To do
Retype word for word the first line of the listing and each line after it up to the line with "var yTicks = [0,5,10,15,20,25,30,35,40,45];", with the pictures taken out.

---------------

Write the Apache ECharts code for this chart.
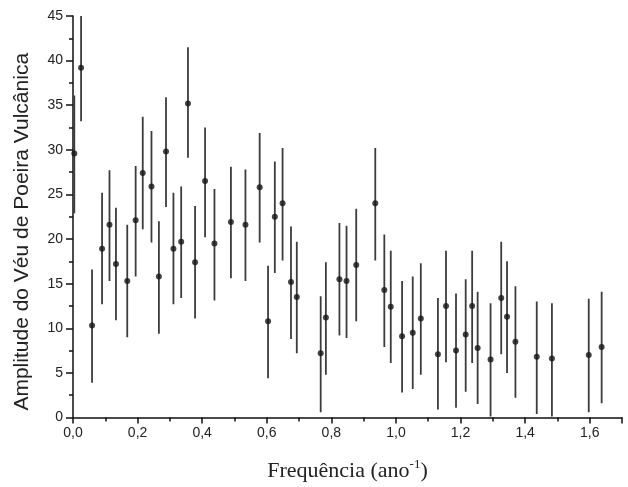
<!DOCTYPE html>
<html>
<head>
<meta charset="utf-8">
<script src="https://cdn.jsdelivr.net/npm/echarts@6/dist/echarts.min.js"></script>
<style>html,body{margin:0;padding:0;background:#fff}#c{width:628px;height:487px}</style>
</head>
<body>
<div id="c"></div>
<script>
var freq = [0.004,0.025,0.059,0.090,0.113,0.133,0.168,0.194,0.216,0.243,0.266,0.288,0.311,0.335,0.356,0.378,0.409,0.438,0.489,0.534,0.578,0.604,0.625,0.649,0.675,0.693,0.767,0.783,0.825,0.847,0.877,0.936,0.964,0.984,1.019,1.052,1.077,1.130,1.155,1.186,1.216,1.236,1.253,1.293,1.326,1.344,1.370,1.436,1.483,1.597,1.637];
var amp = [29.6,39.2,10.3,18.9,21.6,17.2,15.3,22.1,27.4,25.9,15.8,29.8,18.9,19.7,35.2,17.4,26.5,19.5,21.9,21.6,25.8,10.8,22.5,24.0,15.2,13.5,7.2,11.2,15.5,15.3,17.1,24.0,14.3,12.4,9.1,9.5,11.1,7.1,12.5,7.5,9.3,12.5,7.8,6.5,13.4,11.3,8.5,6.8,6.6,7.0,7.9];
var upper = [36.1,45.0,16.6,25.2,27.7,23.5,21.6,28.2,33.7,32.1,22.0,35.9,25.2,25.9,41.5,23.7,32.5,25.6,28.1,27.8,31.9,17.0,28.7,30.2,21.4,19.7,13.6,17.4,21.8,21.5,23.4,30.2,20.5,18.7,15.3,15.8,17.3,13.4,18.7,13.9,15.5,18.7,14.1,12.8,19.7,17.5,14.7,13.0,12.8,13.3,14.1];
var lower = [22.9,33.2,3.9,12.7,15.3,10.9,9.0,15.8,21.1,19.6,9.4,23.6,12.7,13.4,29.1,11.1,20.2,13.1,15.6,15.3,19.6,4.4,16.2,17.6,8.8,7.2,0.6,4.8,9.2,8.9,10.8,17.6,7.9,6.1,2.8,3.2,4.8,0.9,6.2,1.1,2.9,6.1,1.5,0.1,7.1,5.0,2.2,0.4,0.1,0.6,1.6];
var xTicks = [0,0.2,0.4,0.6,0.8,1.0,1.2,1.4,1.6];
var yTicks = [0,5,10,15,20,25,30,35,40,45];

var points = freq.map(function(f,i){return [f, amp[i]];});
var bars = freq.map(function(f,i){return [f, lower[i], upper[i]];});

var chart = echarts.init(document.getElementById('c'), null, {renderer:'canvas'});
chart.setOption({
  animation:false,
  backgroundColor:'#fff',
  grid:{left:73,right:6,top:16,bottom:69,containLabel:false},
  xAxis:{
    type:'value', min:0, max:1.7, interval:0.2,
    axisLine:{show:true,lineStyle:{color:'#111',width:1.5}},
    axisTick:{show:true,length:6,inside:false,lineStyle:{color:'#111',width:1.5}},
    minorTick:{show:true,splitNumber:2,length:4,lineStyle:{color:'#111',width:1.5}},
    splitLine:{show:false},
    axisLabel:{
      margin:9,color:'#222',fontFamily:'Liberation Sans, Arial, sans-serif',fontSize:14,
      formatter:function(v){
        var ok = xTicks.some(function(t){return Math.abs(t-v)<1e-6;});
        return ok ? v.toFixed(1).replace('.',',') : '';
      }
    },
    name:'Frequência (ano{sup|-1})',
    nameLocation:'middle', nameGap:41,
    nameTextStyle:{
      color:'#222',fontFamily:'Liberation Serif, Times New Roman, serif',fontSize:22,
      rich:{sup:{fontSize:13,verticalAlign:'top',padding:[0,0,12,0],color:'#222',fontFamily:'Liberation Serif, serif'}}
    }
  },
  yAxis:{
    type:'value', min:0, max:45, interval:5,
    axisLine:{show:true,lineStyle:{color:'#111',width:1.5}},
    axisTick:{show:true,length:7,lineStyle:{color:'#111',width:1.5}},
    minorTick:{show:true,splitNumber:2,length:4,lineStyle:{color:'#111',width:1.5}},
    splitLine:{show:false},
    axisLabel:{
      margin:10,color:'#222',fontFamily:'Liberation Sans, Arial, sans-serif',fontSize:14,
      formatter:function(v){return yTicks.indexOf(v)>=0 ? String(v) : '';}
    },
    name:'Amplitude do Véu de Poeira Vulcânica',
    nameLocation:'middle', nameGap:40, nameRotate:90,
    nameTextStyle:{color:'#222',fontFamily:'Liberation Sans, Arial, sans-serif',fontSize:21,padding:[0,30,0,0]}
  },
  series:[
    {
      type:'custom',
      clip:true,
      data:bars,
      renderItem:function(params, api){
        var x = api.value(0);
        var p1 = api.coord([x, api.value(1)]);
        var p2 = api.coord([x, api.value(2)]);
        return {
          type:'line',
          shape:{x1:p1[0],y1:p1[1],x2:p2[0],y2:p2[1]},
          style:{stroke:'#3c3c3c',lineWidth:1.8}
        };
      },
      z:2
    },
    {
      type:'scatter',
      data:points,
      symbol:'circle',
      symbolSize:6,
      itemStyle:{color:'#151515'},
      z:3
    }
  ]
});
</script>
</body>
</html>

---------------

Answer to this task
Write the Apache ECharts code for this chart.
<!DOCTYPE html>
<html>
<head>
<meta charset="utf-8">
<script src="https://cdn.jsdelivr.net/npm/echarts@6/dist/echarts.min.js"></script>
<style>html,body{margin:0;padding:0;background:#fff}#c{width:628px;height:487px}</style>
</head>
<body>
<div id="c"></div>
<script>
var freq = [0.004,0.025,0.059,0.090,0.113,0.133,0.168,0.194,0.216,0.243,0.266,0.288,0.311,0.335,0.356,0.378,0.409,0.438,0.489,0.534,0.578,0.604,0.625,0.649,0.675,0.693,0.767,0.783,0.825,0.847,0.877,0.936,0.964,0.984,1.019,1.052,1.077,1.130,1.155,1.186,1.216,1.236,1.253,1.293,1.326,1.344,1.370,1.436,1.483,1.597,1.637];
var amp = [29.6,39.2,10.3,18.9,21.6,17.2,15.3,22.1,27.4,25.9,15.8,29.8,18.9,19.7,35.2,17.4,26.5,19.5,21.9,21.6,25.8,10.8,22.5,24.0,15.2,13.5,7.2,11.2,15.5,15.3,17.1,24.0,14.3,12.4,9.1,9.5,11.1,7.1,12.5,7.5,9.3,12.5,7.8,6.5,13.4,11.3,8.5,6.8,6.6,7.0,7.9];
var upper = [36.1,45.0,16.6,25.2,27.7,23.5,21.6,28.2,33.7,32.1,22.0,35.9,25.2,25.9,41.5,23.7,32.5,25.6,28.1,27.8,31.9,17.0,28.7,30.2,21.4,19.7,13.6,17.4,21.8,21.5,23.4,30.2,20.5,18.7,15.3,15.8,17.3,13.4,18.7,13.9,15.5,18.7,14.1,12.8,19.7,17.5,14.7,13.0,12.8,13.3,14.1];
var lower = [22.9,33.2,3.9,12.7,15.3,10.9,9.0,15.8,21.1,19.6,9.4,23.6,12.7,13.4,29.1,11.1,20.2,13.1,15.6,15.3,19.6,4.4,16.2,17.6,8.8,7.2,0.6,4.8,9.2,8.9,10.8,17.6,7.9,6.1,2.8,3.2,4.8,0.9,6.2,1.1,2.9,6.1,1.5,0.1,7.1,5.0,2.2,0.4,0.1,0.6,1.6];
var xTicks = [0,0.2,0.4,0.6,0.8,1.0,1.2,1.4,1.6];
var yTicks = [0,5,10,15,20,25,30,35,40,45];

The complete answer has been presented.